Ami Zota, ScD, MS, is an assistant professor in the Department of Environmental & Occupational Health at the George Washington University Milken School of Public Health. Her research examines population exposures to environmental chemicals, their effects on women and children’s health and implications of these risks for health disparities. She received a career development award from National Institutes of Environmental Health Sciences to identify how environmental hazards may interact with social disadvantage and psychosocial stressors to exacerbate health disparities during pregnancy.
Dr. Zota is equally committed to developing innovative approaches for science translation so that her research can more effectively be used to inform decision-making at the individual and collective level. Her research has been featured in high-impact national and international media publications including the Washington Post, LA Times, USA Today, Huffington Post, and the Atlantic Monthly. She has helped shape health and safety standards for flame retardants and other consumer product chemicals by participating in legislative briefings, providing technical assistance to the NGO community and writing commentaries for popular media.
Before joining GW, Zota studied human exposure and health effects of endocrine-disrupting chemicals at the Silent Spring Institute and then later at the University of California, San Francisco's Program on Reproductive Health and the Environment. She received her masters and doctorate in environmental health at the Harvard School of Public Health.
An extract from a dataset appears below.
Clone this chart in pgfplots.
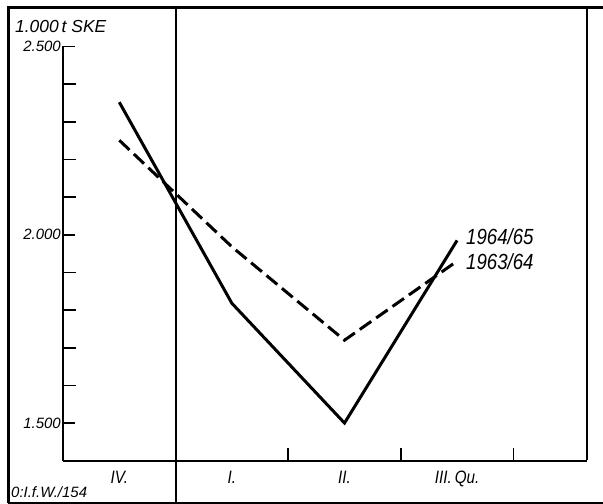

She is currently an Associate Editor for the Journal of Exposure Science and Environmental Epidemiology.
This teleconference call is one in a monthly series sponsored by the Collaborative on Health and the Environment’s EDC Strategies Partnership. The CHE EDC Strategies Partnership is chaired by Carol Kwiatkowski (TEDX), Sharyle Patton (Commonweal), and Genon Jensen (HEAL). To see a full list of past calls related to EDCs and listen to the MP3 recordings please visit the CHE EDC Strategies Partnership page.
The call was moderated by Sharyle Patton, director of the Commonweal Biomonitoring Resources Center. The call lasted for 30 minutes and was recorded.